• _Exercise prompt_:
Your answer should be a single number: the count of lines containing the string "matplotlib".
** Begin Given data **
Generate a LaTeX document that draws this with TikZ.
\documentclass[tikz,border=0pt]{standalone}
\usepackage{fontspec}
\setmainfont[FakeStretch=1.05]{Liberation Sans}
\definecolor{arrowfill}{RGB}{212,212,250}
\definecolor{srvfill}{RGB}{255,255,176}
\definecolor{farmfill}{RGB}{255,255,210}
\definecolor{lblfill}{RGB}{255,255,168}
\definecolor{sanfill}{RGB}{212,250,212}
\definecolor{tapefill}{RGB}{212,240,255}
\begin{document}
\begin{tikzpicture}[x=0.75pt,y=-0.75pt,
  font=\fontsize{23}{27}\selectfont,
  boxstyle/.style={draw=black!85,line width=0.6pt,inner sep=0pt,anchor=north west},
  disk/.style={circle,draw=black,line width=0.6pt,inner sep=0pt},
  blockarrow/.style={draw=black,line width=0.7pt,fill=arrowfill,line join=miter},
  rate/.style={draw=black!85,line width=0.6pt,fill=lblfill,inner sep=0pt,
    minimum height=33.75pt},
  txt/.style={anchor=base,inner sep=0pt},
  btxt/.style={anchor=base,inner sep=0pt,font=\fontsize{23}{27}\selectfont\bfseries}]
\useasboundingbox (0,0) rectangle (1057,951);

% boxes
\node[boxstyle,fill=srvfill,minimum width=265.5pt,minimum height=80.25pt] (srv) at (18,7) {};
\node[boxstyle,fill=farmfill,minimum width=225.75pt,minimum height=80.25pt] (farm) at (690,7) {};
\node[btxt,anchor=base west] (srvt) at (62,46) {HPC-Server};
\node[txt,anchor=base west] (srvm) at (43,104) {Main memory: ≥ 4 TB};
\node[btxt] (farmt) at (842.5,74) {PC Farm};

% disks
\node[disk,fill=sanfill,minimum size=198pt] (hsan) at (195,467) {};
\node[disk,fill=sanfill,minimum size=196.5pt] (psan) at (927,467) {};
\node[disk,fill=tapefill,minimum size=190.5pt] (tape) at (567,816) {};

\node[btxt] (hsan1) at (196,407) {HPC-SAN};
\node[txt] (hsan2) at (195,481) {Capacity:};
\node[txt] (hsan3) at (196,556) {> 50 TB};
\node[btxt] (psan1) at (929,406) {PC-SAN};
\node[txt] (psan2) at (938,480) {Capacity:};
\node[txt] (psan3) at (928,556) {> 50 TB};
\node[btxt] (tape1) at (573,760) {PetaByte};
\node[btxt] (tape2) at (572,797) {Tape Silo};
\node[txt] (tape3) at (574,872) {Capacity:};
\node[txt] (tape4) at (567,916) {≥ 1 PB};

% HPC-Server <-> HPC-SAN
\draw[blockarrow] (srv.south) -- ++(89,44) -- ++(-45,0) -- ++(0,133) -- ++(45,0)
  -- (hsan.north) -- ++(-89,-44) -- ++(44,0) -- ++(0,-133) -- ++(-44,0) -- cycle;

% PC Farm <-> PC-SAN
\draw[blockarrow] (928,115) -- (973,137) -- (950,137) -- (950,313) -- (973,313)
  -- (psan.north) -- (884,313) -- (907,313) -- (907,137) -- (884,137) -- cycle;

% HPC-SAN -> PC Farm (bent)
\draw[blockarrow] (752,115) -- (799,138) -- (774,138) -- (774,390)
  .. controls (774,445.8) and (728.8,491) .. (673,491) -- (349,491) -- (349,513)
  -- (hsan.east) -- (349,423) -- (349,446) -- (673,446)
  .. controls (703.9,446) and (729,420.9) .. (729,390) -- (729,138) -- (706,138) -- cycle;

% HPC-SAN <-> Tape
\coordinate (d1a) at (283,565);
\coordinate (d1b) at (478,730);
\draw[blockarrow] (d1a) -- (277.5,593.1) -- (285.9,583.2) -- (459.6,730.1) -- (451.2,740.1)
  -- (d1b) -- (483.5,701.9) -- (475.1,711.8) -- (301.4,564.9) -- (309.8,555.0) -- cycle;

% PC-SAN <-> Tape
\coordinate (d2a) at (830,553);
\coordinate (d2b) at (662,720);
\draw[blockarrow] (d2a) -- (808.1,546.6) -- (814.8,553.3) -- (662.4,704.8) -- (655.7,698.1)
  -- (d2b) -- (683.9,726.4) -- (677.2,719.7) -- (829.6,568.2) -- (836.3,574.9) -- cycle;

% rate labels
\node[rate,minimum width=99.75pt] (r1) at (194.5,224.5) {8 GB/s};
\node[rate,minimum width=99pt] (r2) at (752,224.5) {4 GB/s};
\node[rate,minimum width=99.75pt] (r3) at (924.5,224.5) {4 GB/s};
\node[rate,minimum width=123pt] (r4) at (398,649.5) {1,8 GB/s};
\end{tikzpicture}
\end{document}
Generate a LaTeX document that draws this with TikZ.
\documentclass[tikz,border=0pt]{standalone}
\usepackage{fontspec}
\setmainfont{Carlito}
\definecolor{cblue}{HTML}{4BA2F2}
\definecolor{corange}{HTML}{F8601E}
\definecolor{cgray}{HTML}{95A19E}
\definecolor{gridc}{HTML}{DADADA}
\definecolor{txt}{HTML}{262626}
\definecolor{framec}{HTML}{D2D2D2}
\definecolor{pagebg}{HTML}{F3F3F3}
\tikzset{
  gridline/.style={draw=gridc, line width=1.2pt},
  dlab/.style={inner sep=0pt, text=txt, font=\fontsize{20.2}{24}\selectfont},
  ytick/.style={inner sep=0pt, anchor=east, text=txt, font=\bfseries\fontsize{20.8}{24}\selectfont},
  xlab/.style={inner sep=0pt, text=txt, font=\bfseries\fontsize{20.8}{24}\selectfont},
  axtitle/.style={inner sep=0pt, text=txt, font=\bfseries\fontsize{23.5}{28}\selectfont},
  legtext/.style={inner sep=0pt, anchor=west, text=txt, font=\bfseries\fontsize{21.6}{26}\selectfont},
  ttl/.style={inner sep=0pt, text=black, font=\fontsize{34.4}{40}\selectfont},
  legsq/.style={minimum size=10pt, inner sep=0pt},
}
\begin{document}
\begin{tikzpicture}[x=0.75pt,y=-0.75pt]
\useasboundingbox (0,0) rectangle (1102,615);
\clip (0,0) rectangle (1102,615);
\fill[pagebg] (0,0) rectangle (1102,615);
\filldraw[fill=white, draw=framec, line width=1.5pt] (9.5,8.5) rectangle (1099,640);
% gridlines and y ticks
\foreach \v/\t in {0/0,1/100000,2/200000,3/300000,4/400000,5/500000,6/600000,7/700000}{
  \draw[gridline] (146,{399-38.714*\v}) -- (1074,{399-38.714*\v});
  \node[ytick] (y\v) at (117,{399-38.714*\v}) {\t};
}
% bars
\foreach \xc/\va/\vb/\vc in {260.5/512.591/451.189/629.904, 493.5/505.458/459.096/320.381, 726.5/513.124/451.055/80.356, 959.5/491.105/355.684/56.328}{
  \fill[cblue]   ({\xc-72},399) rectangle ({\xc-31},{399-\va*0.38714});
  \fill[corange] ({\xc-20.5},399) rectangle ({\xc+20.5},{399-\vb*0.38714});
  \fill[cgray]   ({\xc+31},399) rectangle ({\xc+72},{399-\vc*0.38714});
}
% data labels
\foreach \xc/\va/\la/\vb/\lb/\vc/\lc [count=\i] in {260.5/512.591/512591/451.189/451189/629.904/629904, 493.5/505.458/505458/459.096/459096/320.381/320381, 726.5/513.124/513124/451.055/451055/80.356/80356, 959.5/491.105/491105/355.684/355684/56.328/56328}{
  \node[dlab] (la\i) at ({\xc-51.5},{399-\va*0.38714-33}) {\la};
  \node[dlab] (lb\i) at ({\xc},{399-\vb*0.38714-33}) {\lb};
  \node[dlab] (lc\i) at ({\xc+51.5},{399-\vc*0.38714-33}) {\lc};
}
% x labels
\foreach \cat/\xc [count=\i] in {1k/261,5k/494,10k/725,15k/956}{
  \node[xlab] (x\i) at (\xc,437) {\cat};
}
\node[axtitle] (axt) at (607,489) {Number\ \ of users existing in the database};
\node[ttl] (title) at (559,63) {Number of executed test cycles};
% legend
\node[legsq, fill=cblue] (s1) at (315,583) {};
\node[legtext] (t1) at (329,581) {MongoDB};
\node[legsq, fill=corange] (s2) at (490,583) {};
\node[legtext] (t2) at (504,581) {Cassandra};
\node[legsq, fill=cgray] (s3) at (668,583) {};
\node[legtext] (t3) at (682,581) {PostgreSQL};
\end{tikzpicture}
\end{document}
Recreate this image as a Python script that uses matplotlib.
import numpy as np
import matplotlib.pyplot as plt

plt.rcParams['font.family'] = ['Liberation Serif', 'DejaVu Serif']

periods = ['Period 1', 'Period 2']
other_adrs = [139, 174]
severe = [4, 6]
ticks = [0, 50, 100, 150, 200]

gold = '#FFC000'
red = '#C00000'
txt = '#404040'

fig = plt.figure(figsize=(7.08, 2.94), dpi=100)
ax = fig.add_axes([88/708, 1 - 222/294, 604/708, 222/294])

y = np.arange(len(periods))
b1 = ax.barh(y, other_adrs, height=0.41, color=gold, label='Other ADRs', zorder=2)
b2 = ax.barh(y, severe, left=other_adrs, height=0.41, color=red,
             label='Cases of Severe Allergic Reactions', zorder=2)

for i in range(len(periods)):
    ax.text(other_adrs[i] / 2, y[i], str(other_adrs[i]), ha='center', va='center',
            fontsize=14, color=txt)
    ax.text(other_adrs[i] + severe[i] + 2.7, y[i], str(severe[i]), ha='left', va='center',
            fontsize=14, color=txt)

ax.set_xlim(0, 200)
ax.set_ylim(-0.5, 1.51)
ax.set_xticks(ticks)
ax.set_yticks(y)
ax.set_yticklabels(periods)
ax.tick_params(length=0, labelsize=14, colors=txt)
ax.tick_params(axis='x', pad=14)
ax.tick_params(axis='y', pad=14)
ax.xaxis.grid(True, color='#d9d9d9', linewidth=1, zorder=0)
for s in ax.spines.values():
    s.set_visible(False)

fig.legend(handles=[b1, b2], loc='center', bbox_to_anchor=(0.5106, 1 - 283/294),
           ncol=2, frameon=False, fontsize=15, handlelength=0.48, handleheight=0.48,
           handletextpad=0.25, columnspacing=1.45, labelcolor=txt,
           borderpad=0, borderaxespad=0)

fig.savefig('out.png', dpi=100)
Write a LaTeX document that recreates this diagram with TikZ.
** End Given data **
• _Solution to the problem_:
2